57
b) Strobefunctie activeren
• Selecteer met de toets FUNC de instelling ShNd.
• Druk op de toets ENTER.
• Selecteer met de toetsen UP resp. DOWN de instelling SPee.
• Druk op de knop ENTER, het indicatielampje (oFF; SP1-SP8) knippert op het scherm.
• Selecteer met de toetsen UP resp. DOWN de gewenste strobesnelheid SP1 -SP8. Bij de instelling oFF is de
strobefunctie gedeactiveerd.
• Bevestig de instelling met de knop ENTER terwijl het indicatielampje knippert.
c) Sound-to-light modus
• Selecteer met de toets FUNC de instelling ShNd.
• Druk op de toets ENTER.
• Selecteer met de toetsen UP resp. DOWN de instelling SoUn.
• Druk op de knop ENTER, het indicatielampje SoUn knippert op het scherm.
• Bevestig de instelling met de knop ENTER terwijl het indicatielampje knippert.

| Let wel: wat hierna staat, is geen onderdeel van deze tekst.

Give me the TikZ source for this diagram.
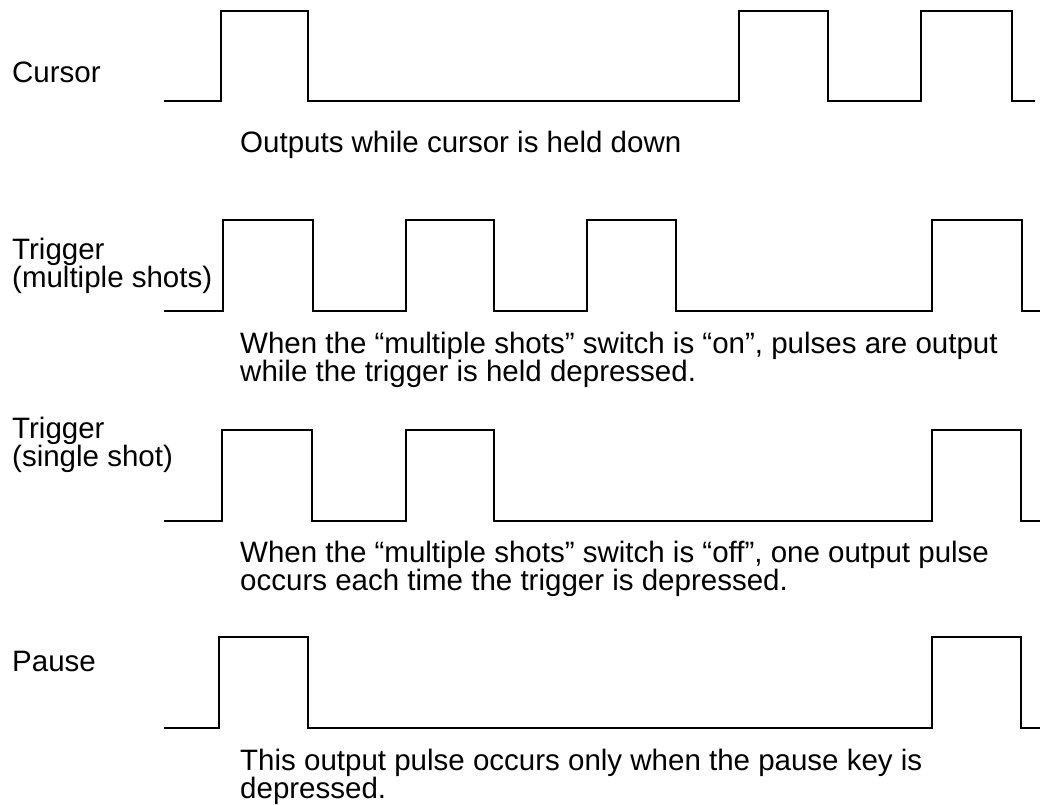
\documentclass[tikz,border=0pt]{standalone}
\usepackage{fontspec}
\setmainfont{Liberation Sans}
\newcommand\tightlines{\lineskiplimit-30pt\relax}
\begin{document}
\begin{tikzpicture}[x=1pt, y=-1pt, line join=miter, line cap=butt,
	every node/.style={font=\fontsize{29.5}{27.5}\selectfont\tightlines, inner sep=0pt, anchor=base west, align=left},
	wave/.style={line width=2.8pt}]
	
	\useasboundingbox (0,0) rectangle (1040,804);
	
	% cursor
	\draw[wave] (164,101) \foreach \a/\b in {221/308, 739/828, 921/1012} { -- (\a,101) -- (\a,11) -- (\b,11) -- (\b,101) } -- (1035,101);
	\node (cursor) at (12,82) {Cursor};
	\node (cursortext) at (240,152) {Outputs while cursor is held down};
	
	% trigger, multiple shots
	\draw[wave] (164,311) \foreach \a/\b in {223/313, 406/494, 587/676, 932/1022} { -- (\a,311) -- (\a,220) -- (\b,220) -- (\b,311) } -- (1040,311);
	\node (multi) at (12,287) {Trigger\\(multiple shots)};
	\node (multitext) at (240,381) {When the “multiple shots” switch is “on”, pulses are output\\while the trigger is held depressed.};
	
	% trigger, single shot
	\draw[wave] (164,521) \foreach \a/\b in {222/312, 406/494, 932/1021} { -- (\a,521) -- (\a,430) -- (\b,430) -- (\b,521) } -- (1040,521);
	\node (single) at (12,466) {Trigger\\(single shot)};
	\node (singletext) at (240,590) {When the “multiple shots” switch is “off”, one output pulse\\occurs each time the trigger is depressed.};
	
	% pause
	\draw[wave] (164,728) \foreach \a/\b in {219/308, 932/1021} { -- (\a,728) -- (\a,637) -- (\b,637) -- (\b,728) } -- (1040,728);
	\node (pause) at (12,671) {Pause};
	\node (pausetext) at (240,798) {This output pulse occurs only when the pause key is\\depressed.};
	
\end{tikzpicture}
\end{document}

Het lichteffect wordt nu via de ingebouwde microfoon op het tempo van de muziek gestuurd.
d) Permanent licht-modus
• Selecteer met de toets FUNC de instelling ShNd.
• Druk op de toets ENTER.
• Selecteer met de toetsen UP resp. DOWN de instelling NASt.
• Druk op de knop ENTER, het indicatielampje NASt knippert op het scherm.
• Bevestig de instelling met de knop ENTER terwijl het indicatielampje knippert.
In deze instelling branden de LED’s permanent. Als de strobefunctie werd geactiveerd, knipperen de LED’s in de
ingestelde strobesnelheid.
e) Master-modus
• Stel op het Master-apparaat in het menu ShNd de gewenste bedrijfsmodus (NASt, SoUn) in.
• Selecteer daarna met de toets FUNC de instelling SLNd.
• Druk op de toets ENTER. Het conrolelampje knippert.
• Selecteer met de toetsen UP resp. DOWN de instelling NASt.
• Bevestig de instelling met de knop ENTER terwijl het indicatielampje knippert.
Het eerste apparaat in de ketting wordt als Master-apparaat ingesteld. Alle andere apparaten die in de
Master-Slave-ketting moeten worden gebruikt, worden als Slave-apparaten ingesteld.